#### Task statement
Output the full listing below exactly, without the pictures.

#### Information supplied
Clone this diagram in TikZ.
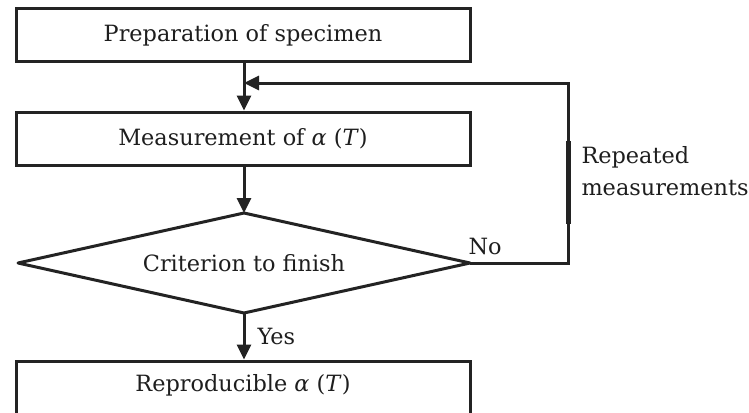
\documentclass[tikz,border=0pt]{standalone}
\usepackage{fontspec}
\setmainfont{DejaVu Serif}
\usetikzlibrary{shapes.geometric,arrows.meta}
\begin{document}
\begin{tikzpicture}[x=1pt,y=-1pt,
  line width=3pt, draw={rgb,255:red,35;green,35;blue,35},
  every node/.style={font=\fontsize{22.4}{32}\selectfont, text={rgb,255:red,30;green,30;blue,30}},
  box/.style={draw, rectangle, minimum width=454pt, minimum height=53pt, inner sep=0pt},
  arr/.style={-{Triangle[length=15pt,width=14pt]}},
  lbl/.style={inner sep=0pt, anchor=base west}]
\useasboundingbox (0,0) rectangle (749,412);
\clip (0,0) rectangle (749,412);
\node[box] (b1) at (243,35.5) {Preparation of specimen};
\node[box] (b2) at (243,138.5) {Measurement of \textit{α} (\textit{T})};
\coordinate (dl) at (18,263);
\coordinate (dt) at (244,213);
\coordinate (dr) at (470,263);
\coordinate (db) at (244,313);
\draw[line join=round] (dl) -- (dt) -- (dr) -- (db) -- cycle;
\node (d) at (244,263) {Criterion to finish};
\node[box, minimum height=60pt] (b3) at (243,391) {};
\node[inner sep=0pt] (b3t) at (243,385) {Reproducible \textit{α} (\textit{T})};
\coordinate (c1) at (568,263);
\coordinate (c2) at (568,83);
\coordinate (c3) at (244,83);
\coordinate (t1) at (568,141);
\coordinate (t2) at (568,224);
\draw[arr] (b1.south -| c3) -- (b2.north -| c3);
\draw[arr] (b2.south -| dt) -- (dt);
\draw[arr] (db) -- (b3.north -| db);
\draw[arr] (dr) -- (c1) -- (c2) -- (c3);
\draw[line width=5pt, line cap=butt] (t1) -- (t2);
\node[lbl] (yes) at (256,344) {Yes};
\node[lbl] (no) at (467,254) {No};
\node[lbl] (rep) at (580,163) {Repeated};
\node[lbl] (meas) at (580,195) {measurements};
\end{tikzpicture}
\end{document}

#### Result of this exercise
Clone this diagram in TikZ.
\documentclass[tikz,border=0pt]{standalone}
\usepackage{fontspec}
\setmainfont{DejaVu Serif}
\usetikzlibrary{shapes.geometric,arrows.meta}
\begin{document}
\begin{tikzpicture}[x=1pt,y=-1pt,
  line width=3pt, draw={rgb,255:red,35;green,35;blue,35},
  every node/.style={font=\fontsize{22.4}{32}\selectfont, text={rgb,255:red,30;green,30;blue,30}},
  box/.style={draw, rectangle, minimum width=454pt, minimum height=53pt, inner sep=0pt},
  arr/.style={-{Triangle[length=15pt,width=14pt]}},
  lbl/.style={inner sep=0pt, anchor=base west}]
\useasboundingbox (0,0) rectangle (749,412);
\clip (0,0) rectangle (749,412);
\node[box] (b1) at (243,35.5) {Preparation of specimen};
\node[box] (b2) at (243,138.5) {Measurement of \textit{α} (\textit{T})};
\coordinate (dl) at (18,263);
\coordinate (dt) at (244,213);
\coordinate (dr) at (470,263);
\coordinate (db) at (244,313);
\draw[line join=round] (dl) -- (dt) -- (dr) -- (db) -- cycle;
\node (d) at (244,263) {Criterion to finish};
\node[box, minimum height=60pt] (b3) at (243,391) {};
\node[inner sep=0pt] (b3t) at (243,385) {Reproducible \textit{α} (\textit{T})};
\coordinate (c1) at (568,263);
\coordinate (c2) at (568,83);
\coordinate (c3) at (244,83);
\coordinate (t1) at (568,141);
\coordinate (t2) at (568,224);
\draw[arr] (b1.south -| c3) -- (b2.north -| c3);
\draw[arr] (b2.south -| dt) -- (dt);
\draw[arr] (db) -- (b3.north -| db);
\draw[arr] (dr) -- (c1) -- (c2) -- (c3);
\draw[line width=5pt, line cap=butt] (t1) -- (t2);
\node[lbl] (yes) at (256,344) {Yes};
\node[lbl] (no) at (467,254) {No};
\node[lbl] (rep) at (580,163) {Repeated};
\node[lbl] (meas) at (580,195) {measurements};
\end{tikzpicture}
\end{document}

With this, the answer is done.